If Joe Biden wants to produce a constructive record in foreign policy, he needs to repudiate much of the Obama‐Biden administration’s foreign policy legacy. In particular, he must demonstrate that the United States is out of the forcible regime‐change business. Washington’s so‐called humanitarian military interventions and regime‐change wars have done little except create havoc. From Bosnia and Kosovo to Iraq, Syria, and Yemen, Washington’s ministrations have caused enormous human suffering.
Libya is a prominent example. The country’s longtime dictator, Muammar Qaddafi, was hardly a model of good governance; corruption and repression were indelible characteristics of his rule. Nevertheless, Qaddafi was able to maintain a modicum of stability and order, and Libya was a modernizing society with increased signs of prosperity. However, like many of the colonies that the European powers had slapped together, Libya was a fragile entity with some major societal and political divisions. Rival tribes in the western and eastern portions of the country feuded frequently, and rebellions against Qaddafi’s western‐based regime had flared on several occasions.
When another of those periodic rebellions erupted in early 2011, Barack Obama’s administration (along with several European members of NATO) decided to aid the eastern rebels in their insurgency. Although masked as a purely humanitarian effort to protect civilians, the resulting military intervention quickly became a flagrant regime‐change war, and it succeeded in the short‐term, as the insurgents overthrew and killed Qaddafi. U.S. officials took great satisfaction in NATO’s achievement, with Secretary of State Hillary Clinton making the flippant observation: “We came, we saw, he died.”

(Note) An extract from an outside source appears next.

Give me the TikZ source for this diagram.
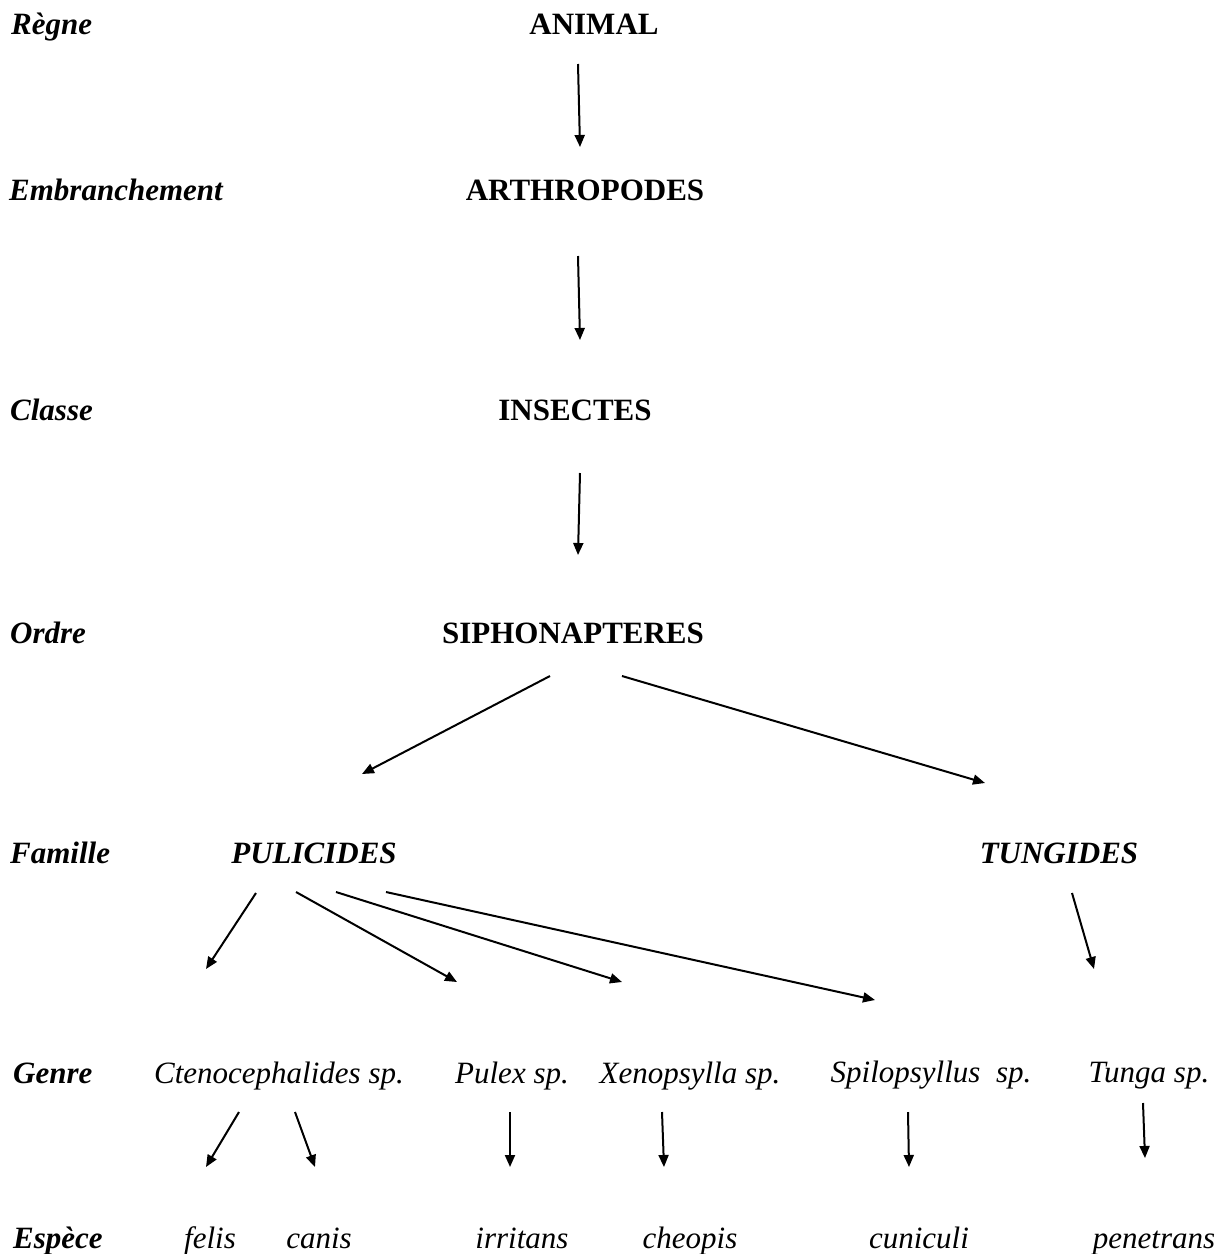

Obama was more dignified in his comments, but his assessment of the regime‐change campaign was equally positive, and he exuded optimism about Libya’s future. On the eve of the rebel triumph, the president stated that “Tripoli is slipping from the grasp of a tyrant. The people of Libya are showing that the universal pursuit of dignity and freedom is far stronger than the iron fist of a dictator.” Following Qaddafi’s death, Obama asserted that “the dark shadow of tyranny has been lifted” from Libya.”
The actual aftermath was horrifyingly different. Libya descended into bloody chaos, as numerous militias – some with decidedly Islamist orientations – vied for power. The Obama administration itself received a rude awakening in September 2012 when one of those militias attacked the US consulate in Benghazi, killing Ambassador Christopher Stevens and three other Americans. Hundreds of thousands of Libyans became refugees, with many of them desperately trying to reach sanctuary in Europe by braving the waters of the Mediterranean in overcrowded, leaky boats and perishing in the attempt. Instead of a stable, albeit repressive, country, Libya had become Somalia on the Mediterranean. The breakdown of social order is now so extensive, that slave markets featuring captured black African migrants have made a reappearance.
Over the years, the fighting has coalesced into a struggle for power between two rival regimes, the Government of National Accord (GNA), recognized by the United Nations and most countries, including the United States, and the Libyan National Army (LNA), headed by one‐time CIA asset, “Field Marshal” Khalifa Haftar. Libya also is increasingly the geopolitical plaything of outside powers, with Egypt, Russia, and other countries backing Haftar, while Turkey provides ever‐escalating support for the GNA.
In short, the Obama administration created a colossal political mess and humanitarian tragedy in Libya. In fairness, Joe Biden opposed launching the military intervention. In their memoirs, Obama’s secretary of defense, Robert M. Gates, and his deputy national security adviser, Ben Rhodes, both confirm that point. Rhodes recalls that at a key meeting of the president and his foreign policy team, “Biden said that intervention was, essentially, madness – why should we get involved in another war in a Muslim‐majority country?” The new president should firmly re‐commit to practicing such wise caution when he takes office.
The Trump administration generally has kept US Libya policy on autopilot. Fortunately, the president at least has not taken the bait from the latest contingent of well‐meaning meddlers and deepened US involvement. Typical of such advice that Trump received (and which Biden will certainly receive) were the comments of Washington Post columnist Josh Rogin. “Whatever you think of President Barack Obama’s decision to militarily intervene in Libya in 2011, the fact is that the United States has a responsibility in making sure that country has the best possible chance of achieving stability and democracy, and remains our partner in fighting terrorism. But the Trump administration is missing in action.”
It is imperative that Biden spurn such views. The last thing America needs is to re‐engage in the Libya quagmire. US officials already have inflicted far too much suffering on that poor country. The best that Washington can do now is not make matters even worse, and urge other countries, especially NATO ally Turkey, to exercise similar restraint. Finally, it is important that Biden explicitly acknowledge the extent of the harm that the Obama‐Biden administration inflicted, and make it clear that there will be no repetition of such folly in Libya or anywhere else.